Seguiu-se a terra, com a matança do porco de João Rodrigues, do restaurante Feitoria, também em Lisboa (uma estrela Michelin). Quando conversamos no dia seguinte parece ter o indicador com sangue. São ainda vestígios da beterraba que usou no prato precisamente com essa finalidade: trazer através da cor o dramatismo e a violência da matança do porco. Em cima da loiça branca estão por isso salpicos encarnados, do “sangue” de beterraba. Mas quando serve a sua matança, em Lisboa ou no Reid’s, a encenação começa ainda antes. Um pedaço de carvão arde em cima de uma rocha escura, com a ajuda de um pouco de gordura de porco: o fumo e o cheiro leva-nos de um salto para as fogueiras.

“Parece que as pessoas se viraram contra o mundo da proteína animal e a tendência é para cozinhar cada vez mais com legumes”, explica. “Mas se não soubermos a origem de um vegetal, seja ele qual for, podemos também estar a ingerir algo que seja nefasto, como todos os transgénicos, ou produtos de cultivo extensivo.
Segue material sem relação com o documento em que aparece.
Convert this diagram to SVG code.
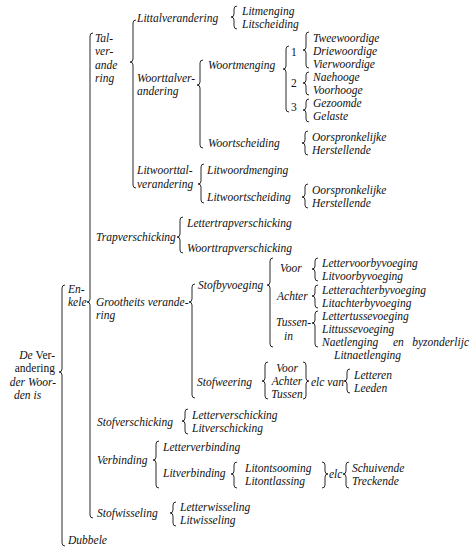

O mesmo se passa em relação às carnes: quando não sabemos a alimentação que o animal teve, a maneira como é tratado, a forma como é abatido, manipulado, guardado, podemos sofrer as consequências. Para mim, as coisas funcionam se houver um equilíbrio entre os pratos da balança.”

Esta “matança” surgiu da reflexão sobre aquela “dualidade entre o mundo vegetal e animal”. O chef quis pegar na festa tradicional, que junta família e vizinhos, “e que está a cair no esquecimento”.  “Na terra do meu pai, São Pedro do Sul, quando havia esta festa nós participávamos, segurávamos nas patas do porco, etc., e a primeira coisa que se comia era o coração grelhado. Foi por aqui que peguei: pelo coração, que carrega um simbolismo muito forte, e [quis] fazer a mesma coisa, mas com um vegetal. Daí escolher o coração da alface. Grelhámo-lo e temperámo-lo com uma massa de pimentão.” O verdadeiro sangue de porco está na morcela usada no molho onde a carne assenta.

“A gastronomia hoje tem muito a ver com estes equilíbrios”, continua. “Antes esqueciam-se os legumes, agora não devemos caminhar num sentido em que se esquece o mundo animal. Podemos dar a mesma importância a um porco e a uma alface.”

A refeição foi terminada com um produto local: o maracujá da sobremesa do chef pasteleiro Pedro Campas, do Belmond Reid’s Palace.

Os sabores da ilha estão agora na lista das tarefas de Koerper enquanto curador do William e na tentativa de revitalização da cozinha madeirense. A Madeira tem produtos únicos. “Há um milho frito que não há em mais lugar nenhum. Devemos procurar os clássicos, manter o sabor, mas pô-los no prato com outra forma.” Por exemplo, fazer do milho “uma telha crocante, uma semiesfera suculenta, ou pipocas, porque não pipocas? O tema da cozinha tem um horizonte muito alargado.”

Luís Pestana é da mesma opinião. E acrescenta: “A cozinha madeirense tem muitos pratos semelhantes aos da Europa Central, Europa do Sul e Norte de África. A nossa feijoada tem semelhanças com o cassoulet francês, o nosso cozido é semelhante ao pot au feu francês, as nossas carnes cozidas têm um pouco do tafelspitz da Áustria, o nosso cuscus tem a ver com o Norte de África. Temos muitos cruzamentos. Grande parte das pessoas que cozinhavam aqui na Madeira foram muito fiéis a estas influências, de uma forma muito rústica, ou muito artesanal... [No William] tentamos criar o nosso caminho de uma maneira que não desvirtue o que é a sua essência, mas dando outra finalização, outro casamento.”